§ **Data supplied**

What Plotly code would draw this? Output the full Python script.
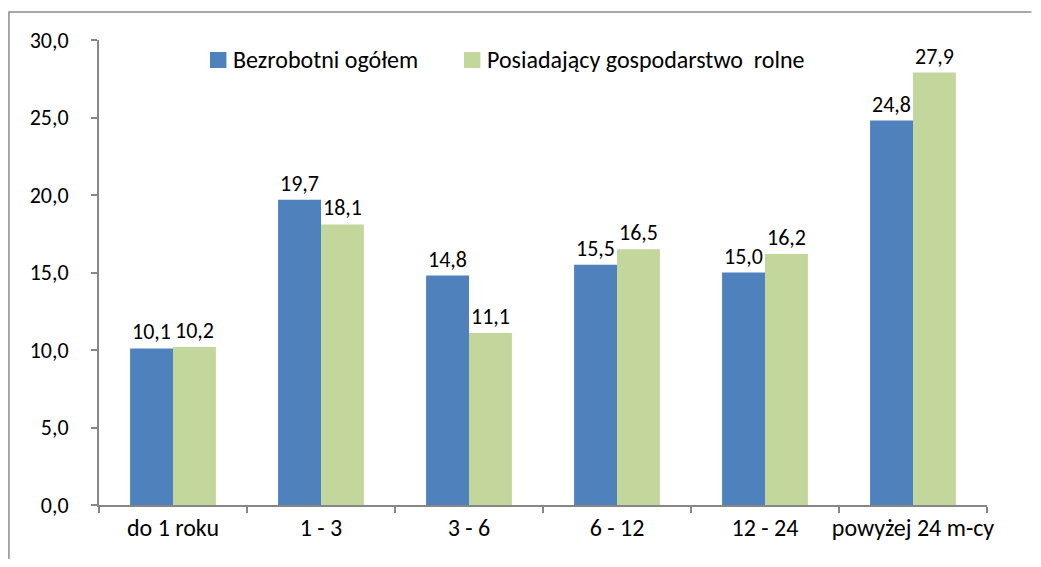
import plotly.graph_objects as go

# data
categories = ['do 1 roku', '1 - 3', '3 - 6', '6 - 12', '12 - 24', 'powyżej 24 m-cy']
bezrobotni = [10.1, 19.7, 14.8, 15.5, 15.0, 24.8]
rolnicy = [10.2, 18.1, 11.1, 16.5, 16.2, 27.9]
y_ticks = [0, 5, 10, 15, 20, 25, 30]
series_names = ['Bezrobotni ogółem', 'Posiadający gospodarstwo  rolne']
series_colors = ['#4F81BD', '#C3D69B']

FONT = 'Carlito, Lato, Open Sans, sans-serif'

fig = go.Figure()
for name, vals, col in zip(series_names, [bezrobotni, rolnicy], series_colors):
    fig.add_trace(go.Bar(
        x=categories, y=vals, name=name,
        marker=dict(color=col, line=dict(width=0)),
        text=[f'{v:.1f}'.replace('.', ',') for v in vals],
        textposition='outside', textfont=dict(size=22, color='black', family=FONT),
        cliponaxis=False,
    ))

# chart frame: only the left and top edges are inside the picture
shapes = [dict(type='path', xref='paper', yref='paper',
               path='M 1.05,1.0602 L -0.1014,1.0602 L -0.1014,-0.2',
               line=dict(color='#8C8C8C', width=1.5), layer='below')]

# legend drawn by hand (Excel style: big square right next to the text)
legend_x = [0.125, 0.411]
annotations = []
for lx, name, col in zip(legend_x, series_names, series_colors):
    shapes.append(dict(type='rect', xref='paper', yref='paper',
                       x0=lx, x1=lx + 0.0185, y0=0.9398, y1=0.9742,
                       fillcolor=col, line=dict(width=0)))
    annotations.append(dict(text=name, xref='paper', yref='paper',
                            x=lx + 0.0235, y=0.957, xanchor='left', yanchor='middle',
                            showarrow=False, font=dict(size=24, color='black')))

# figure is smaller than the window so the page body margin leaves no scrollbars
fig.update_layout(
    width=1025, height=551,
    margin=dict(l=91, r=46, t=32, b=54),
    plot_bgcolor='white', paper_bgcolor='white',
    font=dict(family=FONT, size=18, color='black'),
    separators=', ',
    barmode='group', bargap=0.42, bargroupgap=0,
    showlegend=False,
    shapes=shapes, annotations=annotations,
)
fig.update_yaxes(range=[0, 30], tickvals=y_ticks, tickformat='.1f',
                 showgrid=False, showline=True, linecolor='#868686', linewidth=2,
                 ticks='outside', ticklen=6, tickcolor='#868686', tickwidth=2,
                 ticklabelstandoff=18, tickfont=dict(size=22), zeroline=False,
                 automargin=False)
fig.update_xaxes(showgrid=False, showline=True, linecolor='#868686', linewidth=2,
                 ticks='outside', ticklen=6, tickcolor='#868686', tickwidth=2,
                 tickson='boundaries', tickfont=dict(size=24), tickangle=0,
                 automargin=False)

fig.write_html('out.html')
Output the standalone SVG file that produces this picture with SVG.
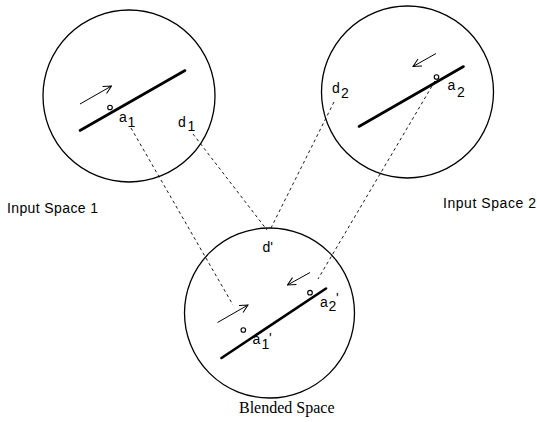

§ **Exercise brief**
Make an exact copy of the data above, pictures excluded.

§ **Task result**
What Plotly code would draw this? Output the full Python script.
import plotly.graph_objects as go

# data
categories = ['do 1 roku', '1 - 3', '3 - 6', '6 - 12', '12 - 24', 'powyżej 24 m-cy']
bezrobotni = [10.1, 19.7, 14.8, 15.5, 15.0, 24.8]
rolnicy = [10.2, 18.1, 11.1, 16.5, 16.2, 27.9]
y_ticks = [0, 5, 10, 15, 20, 25, 30]
series_names = ['Bezrobotni ogółem', 'Posiadający gospodarstwo  rolne']
series_colors = ['#4F81BD', '#C3D69B']

FONT = 'Carlito, Lato, Open Sans, sans-serif'

fig = go.Figure()
for name, vals, col in zip(series_names, [bezrobotni, rolnicy], series_colors):
    fig.add_trace(go.Bar(
        x=categories, y=vals, name=name,
        marker=dict(color=col, line=dict(width=0)),
        text=[f'{v:.1f}'.replace('.', ',') for v in vals],
        textposition='outside', textfont=dict(size=22, color='black', family=FONT),
        cliponaxis=False,
    ))

# chart frame: only the left and top edges are inside the picture
shapes = [dict(type='path', xref='paper', yref='paper',
               path='M 1.05,1.0602 L -0.1014,1.0602 L -0.1014,-0.2',
               line=dict(color='#8C8C8C', width=1.5), layer='below')]

# legend drawn by hand (Excel style: big square right next to the text)
legend_x = [0.125, 0.411]
annotations = []
for lx, name, col in zip(legend_x, series_names, series_colors):
    shapes.append(dict(type='rect', xref='paper', yref='paper',
                       x0=lx, x1=lx + 0.0185, y0=0.9398, y1=0.9742,
                       fillcolor=col, line=dict(width=0)))
    annotations.append(dict(text=name, xref='paper', yref='paper',
                            x=lx + 0.0235, y=0.957, xanchor='left', yanchor='middle',
                            showarrow=False, font=dict(size=24, color='black')))

# figure is smaller than the window so the page body margin leaves no scrollbars
fig.update_layout(
    width=1025, height=551,
    margin=dict(l=91, r=46, t=32, b=54),
    plot_bgcolor='white', paper_bgcolor='white',
    font=dict(family=FONT, size=18, color='black'),
    separators=', ',
    barmode='group', bargap=0.42, bargroupgap=0,
    showlegend=False,
    shapes=shapes, annotations=annotations,
)
fig.update_yaxes(range=[0, 30], tickvals=y_ticks, tickformat='.1f',
                 showgrid=False, showline=True, linecolor='#868686', linewidth=2,
                 ticks='outside', ticklen=6, tickcolor='#868686', tickwidth=2,
                 ticklabelstandoff=18, tickfont=dict(size=22), zeroline=False,
                 automargin=False)
fig.update_xaxes(showgrid=False, showline=True, linecolor='#868686', linewidth=2,
                 ticks='outside', ticklen=6, tickcolor='#868686', tickwidth=2,
                 tickson='boundaries', tickfont=dict(size=24), tickangle=0,
                 automargin=False)

fig.write_html('out.html')
Output the standalone SVG file that produces this picture with SVG.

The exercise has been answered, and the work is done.